MARIJUANA ADVOCATES FEAR, BUT WHERE IS THE FEDERAL CRACKDOWN ON POT IN THE LEGALIZATION STATES?

Sessions issues sweeping new criminal charging policy, overturning Holder and Obama’s go-easy policies

By Sari Horwitz and Matt Zapotosky

The Washington Post
May 12, 2017

Attorney General Jeff Sessions overturned the sweeping criminal charging policy of former attorney general Eric H. Holder Jr. and directed his federal prosecutors Thursday to charge defendants with the most serious, provable crimes carrying the most severe penalties.

The Holder memo, issued in August 2013, instructed his prosecutors to avoid charging certain defendants with drug offenses that would trigger long mandatory minimum sentences. Defendants who met a set of criteria such as not belonging to a large-scale drug trafficking organization, gang or cartel, qualified for lesser charges — and in turn less prison time — under Holder’s policy.

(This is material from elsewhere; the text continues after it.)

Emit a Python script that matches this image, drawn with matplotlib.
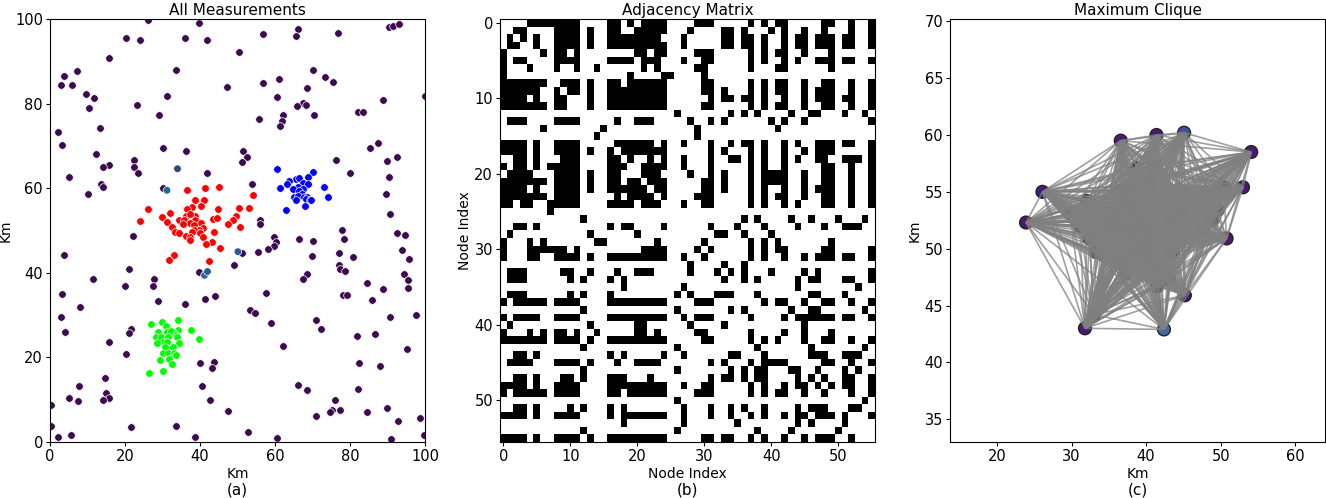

But Sessions’s new charging policy, outlined in a two-page memo and sent to more than 5,000 assistant U.S. attorneys across the country and all assistant attorneys general in Washington, orders prosecutors to “charge and pursue the most serious, readily provable offense” and rescinds Holder’s policy immediately.

The Sessions memo marks the first significant criminal justice effort by the Trump administration to bring back the toughest practices of the drug war, which had fallen out of favor in recent years with a bipartisan movement to undo the damaging effects of mass incarceration.

“This policy fully utilizes the tools Congress has given us,” the attorney general’s memo says. “By definition, the most serious offenses are those that carry the most substantial guidelines sentence, including mandatory minimum sentences.”

The new policy is expected to lead to more federal prosecutions and an increase in the federal prison population. In February, Sessions seemed to prepare for that inevitability, reversing a directive from previous deputy attorney general Sally Yates for the Justice Department to stop using private prisons to house federal inmates.

Yates said at the time that doing so was possible because of declining inmate numbers. Sessions, though, said it had “impaired the [Bureau of Prisons’] ability to meet the future needs of the federal correctional system” — hinting that he saw a very different future for putting people behind bars.

In speeches across the country, including his first major address as attorney general, Sessions has talked of his belief that recent increases in serious crime might indicate that the United States stands at the beginning of a violent new period. He has noted that the homicide rate is half of what it once was, but he has said he fears times of peace might be coming to an end if law enforcement does not quickly return to the aggressive tactics it once used.

Sessions recently ordered the Justice Department to review all its reform agreements with troubled police departments across the country — which he says stand in the way of tough policing — and marijuana advocates fear he might crack down on the drug even in states that have legalized it.

The Sessions memo was largely crafted by Steven H. Cook, a federal prosecutor who was president of the National Association of Assistant U.S. Attorneys and is now detailed to the Justice Department. Cook was a harsh critic of the Obama administration’s criminal justice policies. The implementation of Sessions’s memo will be overseen by Deputy Attorney General Rod J. Rosenstein, who has come under criticism in recent days for the firing of former FBI director James B. Comey.

The new policy revokes Holder’s previous guidance to prosecutors to not specify the quantity of drugs in the charges they brought to avoid triggering mandatory minimum sentences — provided the defendant did not have a significant criminal history, was not violent, or was not a leader of an organization or tied to a gang.

That was particularly significant, because large quantities of drugs typically forced judges to impose stiff sentences — 10 years for a kilogram of heroin, five kilograms of cocaine or 1,000 kilograms of marijuana. Prosecutors, too, could use the threat of a mandatory minimum penalty to facilitate plea bargains, and some were irked that Holder’s memo stripped them of that tool.